Campo de Ourique helps the visit. The neighbourhood is residential, ordered and still full of everyday shops. Pessoa's Lisbon was not only made of grand literary gestures. It was also built from routines, rooms and errands.

Eça de Queirós and the city of social theatre

Eça de Queirós is not tied to Lisbon in the same obvious way as Pessoa, but few writers looked more sharply at Lisbon society. In novels such as Os Maias and O Primo Basílio, the city becomes a stage for ambition, gossip, appearances and hypocrisy. Chiado, Baixa, drawing rooms and bourgeois houses all turn into places where reputation matters as much as action.

There is no single Lisbon address that explains Eça. The best way to approach him is by walking. Go from Rossio up to Chiado and imagine the nineteenth-century city before traffic, tourist trams and international shopfronts. Much has changed, but the social geography remains legible. Eça's Lisbon is less postcard than social theatre, which still makes it useful for understanding the city.

Saramago by the Casa dos Bicos

On the riverfront between Terreiro do Paço and Alfama, the José Saramago Foundation occupies the Casa dos Bicos, a sixteenth-century building known for its pointed stone façade. It is one of Lisbon's most important literary spaces and a strong introduction to Portugal's Nobel Prize-winning writer.

The exhibition brings together manuscripts, first editions, photographs, translations and biographical context. It shows the work behind the books: notebooks, revisions, discipline, politics and doubt. If you have read Blindness, Baltasar and Blimunda or The Year of the Death of Ricardo Reis, the foundation gives those novels a physical context.

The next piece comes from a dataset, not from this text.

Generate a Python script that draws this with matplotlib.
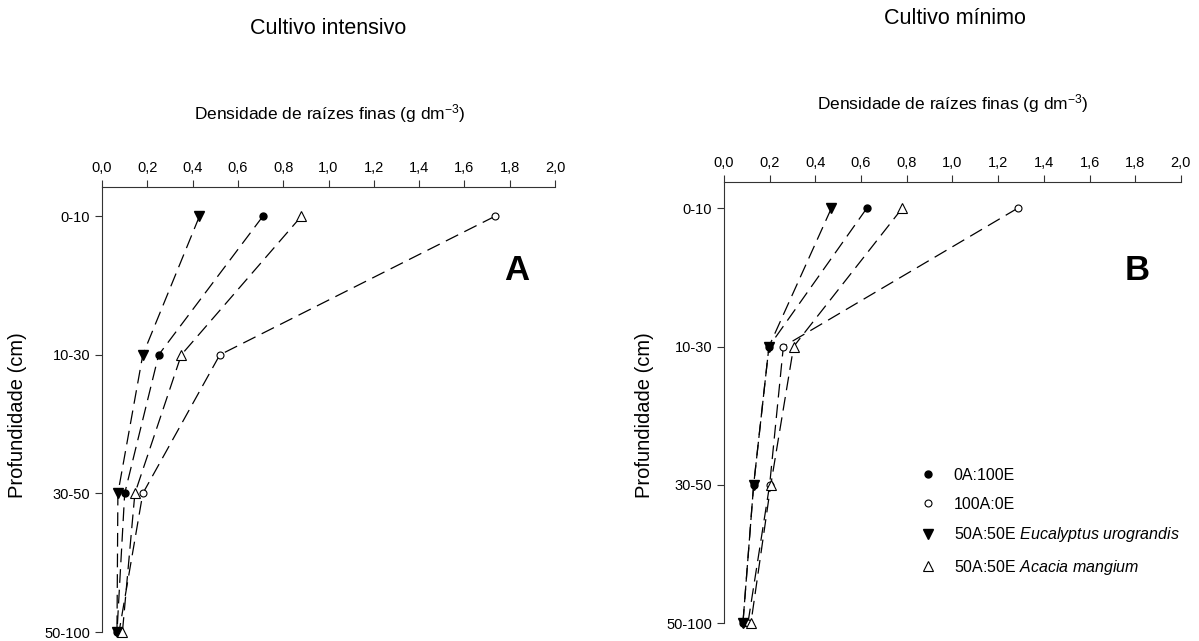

The location matters too. Saramago wrote often about power, memory and cities. Leaving the foundation for Praça do Comércio, the cathedral or the streets of Alfama feels like a continuation of the visit rather than a separate errand.

Bertrand and Lisbon's bookshop habit

Livraria Bertrand in Chiado is impossible to ignore. Recognised as the world's oldest bookshop still in operation, it remains open on Rua Garrett, with a sequence of rooms lined with shelves. It is busy, and yes, it is a landmark, but it is also a real working bookshop where people buy Portuguese classics, new fiction, translations and paperbacks.

Do not stop at the entrance. The back rooms are calmer and give you a better sense of the building. If you buy a book, ask for the shop stamp. It is a small, fitting souvenir from a place that deserves better than a quick photograph.

Lisbon has other strong bookshops, from Ler Devagar at LX Factory to independent stores in central and residential neighbourhoods. Bertrand remains the natural starting point for a literary walk through Chiado.

Book fairs and outdoor reading

Every year, the Lisbon Book Fair brings publishers, second-hand booksellers, author sessions and readers to Parque Eduardo VII. Dates change, so check before planning around it. When it is on, the fair shows Lisbon's relationship with books: families in the evening, students looking for discounts, writers in conversation, and readers waiting in small queues.

The setting helps. The fair runs along the park's slope, with views down toward Baixa and the Tagus. You can move between stands, shade and pauses without feeling trapped in an exhibition hall.

How to follow the route

Start in Chiado with A Brasileira and Bertrand. Walk down through Baixa to the José Saramago Foundation. On another day, go to Campo de Ourique for Casa Fernando Pessoa. If the book fair is running, save a late afternoon for Parque Eduardo VII.

Literary Lisbon is not a checklist of statues. It is a way of walking with attention. Between Pessoa, Eça and Saramago, the city becomes less obvious and far more rewarding.